→ **Task description**: Leaving out every picture, retype the lines below from the top through the one that contains "3.01, 2.93, 2.90];".

→ **Provided data**:
>>

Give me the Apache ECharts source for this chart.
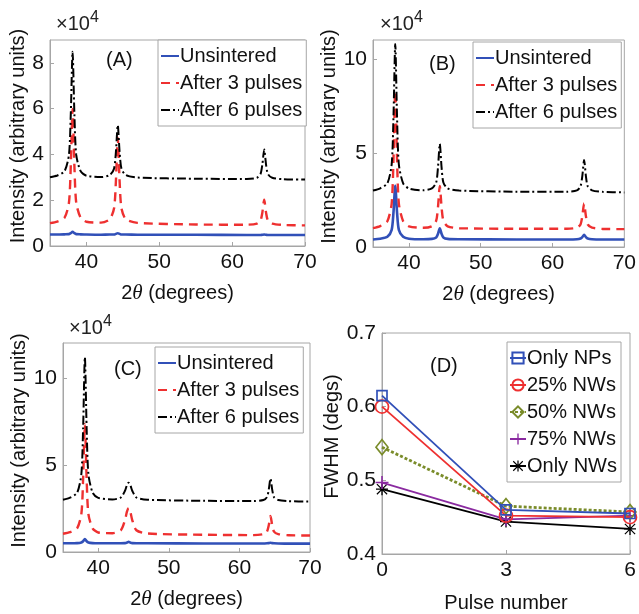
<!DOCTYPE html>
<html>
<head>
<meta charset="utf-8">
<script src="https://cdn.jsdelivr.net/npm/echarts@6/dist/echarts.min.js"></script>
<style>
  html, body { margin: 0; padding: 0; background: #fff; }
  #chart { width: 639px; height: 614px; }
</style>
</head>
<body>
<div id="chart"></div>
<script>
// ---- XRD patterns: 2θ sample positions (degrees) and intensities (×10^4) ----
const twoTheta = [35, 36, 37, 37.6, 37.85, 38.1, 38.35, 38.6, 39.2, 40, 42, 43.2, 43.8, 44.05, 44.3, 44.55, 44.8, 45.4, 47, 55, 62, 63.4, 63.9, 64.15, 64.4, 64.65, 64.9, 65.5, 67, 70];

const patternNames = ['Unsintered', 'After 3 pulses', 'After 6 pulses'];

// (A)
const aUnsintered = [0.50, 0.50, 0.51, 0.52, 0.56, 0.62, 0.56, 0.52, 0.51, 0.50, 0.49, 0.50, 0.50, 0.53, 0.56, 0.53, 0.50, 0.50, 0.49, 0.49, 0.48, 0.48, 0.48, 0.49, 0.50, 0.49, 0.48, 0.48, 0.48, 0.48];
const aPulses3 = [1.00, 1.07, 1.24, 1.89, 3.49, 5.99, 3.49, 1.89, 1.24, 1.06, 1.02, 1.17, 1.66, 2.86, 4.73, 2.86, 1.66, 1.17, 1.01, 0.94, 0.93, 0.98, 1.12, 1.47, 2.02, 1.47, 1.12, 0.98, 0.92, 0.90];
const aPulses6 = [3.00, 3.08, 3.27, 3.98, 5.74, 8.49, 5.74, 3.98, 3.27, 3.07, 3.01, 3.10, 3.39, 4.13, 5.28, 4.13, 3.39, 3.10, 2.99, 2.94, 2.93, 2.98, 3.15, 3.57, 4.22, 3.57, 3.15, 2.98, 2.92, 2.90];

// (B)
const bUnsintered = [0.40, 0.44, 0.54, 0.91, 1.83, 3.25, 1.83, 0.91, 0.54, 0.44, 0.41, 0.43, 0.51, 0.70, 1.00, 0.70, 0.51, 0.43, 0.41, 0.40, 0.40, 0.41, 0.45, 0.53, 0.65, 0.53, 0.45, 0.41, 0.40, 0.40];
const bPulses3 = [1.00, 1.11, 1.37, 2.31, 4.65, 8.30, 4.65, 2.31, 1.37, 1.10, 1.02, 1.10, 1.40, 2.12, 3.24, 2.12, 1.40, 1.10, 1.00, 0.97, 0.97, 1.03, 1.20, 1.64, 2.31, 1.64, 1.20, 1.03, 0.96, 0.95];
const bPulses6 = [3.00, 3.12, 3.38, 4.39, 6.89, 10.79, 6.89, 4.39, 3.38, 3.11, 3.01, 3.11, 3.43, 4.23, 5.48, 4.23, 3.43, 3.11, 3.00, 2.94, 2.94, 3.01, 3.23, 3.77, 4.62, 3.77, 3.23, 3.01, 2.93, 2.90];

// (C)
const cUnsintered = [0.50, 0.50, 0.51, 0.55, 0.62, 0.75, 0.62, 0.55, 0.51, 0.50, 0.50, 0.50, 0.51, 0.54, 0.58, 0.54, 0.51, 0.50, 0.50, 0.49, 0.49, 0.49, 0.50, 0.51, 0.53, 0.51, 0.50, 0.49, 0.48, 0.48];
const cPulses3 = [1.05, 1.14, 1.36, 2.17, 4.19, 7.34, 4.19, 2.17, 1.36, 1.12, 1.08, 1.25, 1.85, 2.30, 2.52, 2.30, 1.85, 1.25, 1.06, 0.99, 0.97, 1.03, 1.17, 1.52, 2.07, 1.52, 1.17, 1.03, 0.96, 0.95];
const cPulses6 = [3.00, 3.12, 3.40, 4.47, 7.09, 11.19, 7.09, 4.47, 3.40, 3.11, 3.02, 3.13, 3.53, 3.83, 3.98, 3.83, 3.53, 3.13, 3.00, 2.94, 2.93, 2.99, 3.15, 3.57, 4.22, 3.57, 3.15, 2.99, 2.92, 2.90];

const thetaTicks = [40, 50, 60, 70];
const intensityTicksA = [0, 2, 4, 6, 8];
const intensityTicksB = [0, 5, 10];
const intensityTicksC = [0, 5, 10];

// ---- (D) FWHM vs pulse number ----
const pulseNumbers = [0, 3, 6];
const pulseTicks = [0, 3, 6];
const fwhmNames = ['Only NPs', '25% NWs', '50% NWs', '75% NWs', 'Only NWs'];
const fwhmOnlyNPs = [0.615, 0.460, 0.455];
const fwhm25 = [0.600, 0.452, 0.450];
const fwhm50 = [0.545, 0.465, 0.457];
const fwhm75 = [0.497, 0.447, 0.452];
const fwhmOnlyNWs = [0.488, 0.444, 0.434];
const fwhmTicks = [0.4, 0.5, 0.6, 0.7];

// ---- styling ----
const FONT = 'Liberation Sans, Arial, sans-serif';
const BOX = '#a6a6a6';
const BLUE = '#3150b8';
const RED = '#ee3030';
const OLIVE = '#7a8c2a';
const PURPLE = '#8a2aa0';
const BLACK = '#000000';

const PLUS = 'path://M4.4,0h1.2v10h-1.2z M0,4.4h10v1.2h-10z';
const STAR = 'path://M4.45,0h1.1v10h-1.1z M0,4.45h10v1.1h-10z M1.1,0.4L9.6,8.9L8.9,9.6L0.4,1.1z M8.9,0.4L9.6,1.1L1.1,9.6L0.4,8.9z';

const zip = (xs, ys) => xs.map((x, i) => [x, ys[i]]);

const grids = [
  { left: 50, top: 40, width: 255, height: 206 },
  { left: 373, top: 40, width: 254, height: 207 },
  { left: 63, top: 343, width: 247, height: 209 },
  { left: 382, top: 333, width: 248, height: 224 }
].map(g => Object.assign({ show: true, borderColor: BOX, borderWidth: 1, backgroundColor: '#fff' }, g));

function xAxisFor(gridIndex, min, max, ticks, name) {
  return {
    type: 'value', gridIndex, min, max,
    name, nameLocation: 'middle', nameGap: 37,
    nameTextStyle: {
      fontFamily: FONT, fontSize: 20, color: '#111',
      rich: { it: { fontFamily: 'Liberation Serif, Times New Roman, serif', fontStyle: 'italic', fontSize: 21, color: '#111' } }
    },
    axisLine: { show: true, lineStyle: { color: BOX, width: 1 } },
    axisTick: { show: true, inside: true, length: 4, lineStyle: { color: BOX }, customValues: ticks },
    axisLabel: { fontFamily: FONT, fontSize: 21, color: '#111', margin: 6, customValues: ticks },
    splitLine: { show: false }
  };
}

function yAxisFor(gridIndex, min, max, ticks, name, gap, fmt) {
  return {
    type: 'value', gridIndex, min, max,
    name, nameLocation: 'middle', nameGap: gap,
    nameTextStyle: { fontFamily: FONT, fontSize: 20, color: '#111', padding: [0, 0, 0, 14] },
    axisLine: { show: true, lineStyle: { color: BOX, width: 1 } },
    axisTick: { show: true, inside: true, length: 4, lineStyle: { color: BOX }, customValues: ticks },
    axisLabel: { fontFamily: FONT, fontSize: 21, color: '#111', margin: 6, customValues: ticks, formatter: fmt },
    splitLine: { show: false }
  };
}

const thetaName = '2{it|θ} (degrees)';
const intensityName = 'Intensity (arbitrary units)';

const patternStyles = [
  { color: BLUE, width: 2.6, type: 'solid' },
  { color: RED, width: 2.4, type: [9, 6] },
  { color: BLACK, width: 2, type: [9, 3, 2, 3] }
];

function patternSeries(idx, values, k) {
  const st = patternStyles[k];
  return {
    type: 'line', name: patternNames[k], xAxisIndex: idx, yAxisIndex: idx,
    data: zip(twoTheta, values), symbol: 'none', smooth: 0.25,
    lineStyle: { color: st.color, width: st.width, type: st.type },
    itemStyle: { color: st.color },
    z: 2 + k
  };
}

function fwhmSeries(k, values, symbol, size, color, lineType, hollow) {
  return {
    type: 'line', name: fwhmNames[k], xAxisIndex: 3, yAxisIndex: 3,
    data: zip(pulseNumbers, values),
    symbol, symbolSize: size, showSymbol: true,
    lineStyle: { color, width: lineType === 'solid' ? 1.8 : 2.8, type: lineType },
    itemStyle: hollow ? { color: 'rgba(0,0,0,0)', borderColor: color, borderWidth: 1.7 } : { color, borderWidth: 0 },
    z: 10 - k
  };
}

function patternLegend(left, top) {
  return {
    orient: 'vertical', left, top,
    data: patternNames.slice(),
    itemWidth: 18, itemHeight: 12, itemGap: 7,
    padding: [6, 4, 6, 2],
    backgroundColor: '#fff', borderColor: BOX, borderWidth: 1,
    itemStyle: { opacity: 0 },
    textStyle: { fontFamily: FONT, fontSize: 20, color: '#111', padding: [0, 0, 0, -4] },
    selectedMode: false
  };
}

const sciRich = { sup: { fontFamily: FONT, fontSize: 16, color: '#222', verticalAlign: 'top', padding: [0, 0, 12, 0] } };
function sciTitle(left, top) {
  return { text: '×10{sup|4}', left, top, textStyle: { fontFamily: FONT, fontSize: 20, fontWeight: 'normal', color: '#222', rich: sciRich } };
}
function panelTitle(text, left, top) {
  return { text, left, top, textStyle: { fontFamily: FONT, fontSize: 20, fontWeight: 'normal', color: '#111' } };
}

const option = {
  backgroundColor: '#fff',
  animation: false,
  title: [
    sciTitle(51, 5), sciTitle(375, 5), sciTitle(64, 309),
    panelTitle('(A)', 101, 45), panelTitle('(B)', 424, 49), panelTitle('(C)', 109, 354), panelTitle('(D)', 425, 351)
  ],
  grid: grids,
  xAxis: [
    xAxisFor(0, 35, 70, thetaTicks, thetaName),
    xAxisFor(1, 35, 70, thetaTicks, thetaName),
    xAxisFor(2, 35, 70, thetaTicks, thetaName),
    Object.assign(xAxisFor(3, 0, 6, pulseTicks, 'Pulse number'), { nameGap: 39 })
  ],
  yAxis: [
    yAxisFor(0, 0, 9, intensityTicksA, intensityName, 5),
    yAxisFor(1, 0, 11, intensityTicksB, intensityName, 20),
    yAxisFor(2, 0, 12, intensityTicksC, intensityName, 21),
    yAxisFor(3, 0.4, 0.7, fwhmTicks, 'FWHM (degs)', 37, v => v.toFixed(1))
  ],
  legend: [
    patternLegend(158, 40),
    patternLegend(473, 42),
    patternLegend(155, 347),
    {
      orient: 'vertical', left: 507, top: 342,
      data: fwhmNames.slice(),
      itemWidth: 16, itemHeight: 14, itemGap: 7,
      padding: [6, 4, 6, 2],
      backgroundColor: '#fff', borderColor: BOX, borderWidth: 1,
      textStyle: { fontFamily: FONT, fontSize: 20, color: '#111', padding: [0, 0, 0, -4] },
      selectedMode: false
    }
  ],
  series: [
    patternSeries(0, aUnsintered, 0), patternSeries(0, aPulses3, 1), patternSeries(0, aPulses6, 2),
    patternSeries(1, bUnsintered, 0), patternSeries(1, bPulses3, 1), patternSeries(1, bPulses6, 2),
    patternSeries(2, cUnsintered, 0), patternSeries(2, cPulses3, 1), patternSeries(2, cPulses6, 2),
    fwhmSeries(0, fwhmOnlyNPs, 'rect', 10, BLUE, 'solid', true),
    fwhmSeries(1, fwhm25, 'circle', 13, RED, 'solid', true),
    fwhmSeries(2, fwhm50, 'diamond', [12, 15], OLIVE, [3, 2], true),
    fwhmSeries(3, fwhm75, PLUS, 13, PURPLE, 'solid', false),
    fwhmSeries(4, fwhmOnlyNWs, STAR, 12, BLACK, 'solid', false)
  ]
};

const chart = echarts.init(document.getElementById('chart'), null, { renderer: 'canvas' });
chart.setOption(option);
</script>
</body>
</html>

<<

→ **Solution**:
Give me the Apache ECharts source for this chart.
<!DOCTYPE html>
<html>
<head>
<meta charset="utf-8">
<script src="https://cdn.jsdelivr.net/npm/echarts@6/dist/echarts.min.js"></script>
<style>
  html, body { margin: 0; padding: 0; background: #fff; }
  #chart { width: 639px; height: 614px; }
</style>
</head>
<body>
<div id="chart"></div>
<script>
// ---- XRD patterns: 2θ sample positions (degrees) and intensities (×10^4) ----
const twoTheta = [35, 36, 37, 37.6, 37.85, 38.1, 38.35, 38.6, 39.2, 40, 42, 43.2, 43.8, 44.05, 44.3, 44.55, 44.8, 45.4, 47, 55, 62, 63.4, 63.9, 64.15, 64.4, 64.65, 64.9, 65.5, 67, 70];

const patternNames = ['Unsintered', 'After 3 pulses', 'After 6 pulses'];

// (A)
const aUnsintered = [0.50, 0.50, 0.51, 0.52, 0.56, 0.62, 0.56, 0.52, 0.51, 0.50, 0.49, 0.50, 0.50, 0.53, 0.56, 0.53, 0.50, 0.50, 0.49, 0.49, 0.48, 0.48, 0.48, 0.49, 0.50, 0.49, 0.48, 0.48, 0.48, 0.48];
const aPulses3 = [1.00, 1.07, 1.24, 1.89, 3.49, 5.99, 3.49, 1.89, 1.24, 1.06, 1.02, 1.17, 1.66, 2.86, 4.73, 2.86, 1.66, 1.17, 1.01, 0.94, 0.93, 0.98, 1.12, 1.47, 2.02, 1.47, 1.12, 0.98, 0.92, 0.90];
const aPulses6 = [3.00, 3.08, 3.27, 3.98, 5.74, 8.49, 5.74, 3.98, 3.27, 3.07, 3.01, 3.10, 3.39, 4.13, 5.28, 4.13, 3.39, 3.10, 2.99, 2.94, 2.93, 2.98, 3.15, 3.57, 4.22, 3.57, 3.15, 2.98, 2.92, 2.90];

// (B)
const bUnsintered = [0.40, 0.44, 0.54, 0.91, 1.83, 3.25, 1.83, 0.91, 0.54, 0.44, 0.41, 0.43, 0.51, 0.70, 1.00, 0.70, 0.51, 0.43, 0.41, 0.40, 0.40, 0.41, 0.45, 0.53, 0.65, 0.53, 0.45, 0.41, 0.40, 0.40];
const bPulses3 = [1.00, 1.11, 1.37, 2.31, 4.65, 8.30, 4.65, 2.31, 1.37, 1.10, 1.02, 1.10, 1.40, 2.12, 3.24, 2.12, 1.40, 1.10, 1.00, 0.97, 0.97, 1.03, 1.20, 1.64, 2.31, 1.64, 1.20, 1.03, 0.96, 0.95];
const bPulses6 = [3.00, 3.12, 3.38, 4.39, 6.89, 10.79, 6.89, 4.39, 3.38, 3.11, 3.01, 3.11, 3.43, 4.23, 5.48, 4.23, 3.43, 3.11, 3.00, 2.94, 2.94, 3.01, 3.23, 3.77, 4.62, 3.77, 3.23, 3.01, 2.93, 2.90];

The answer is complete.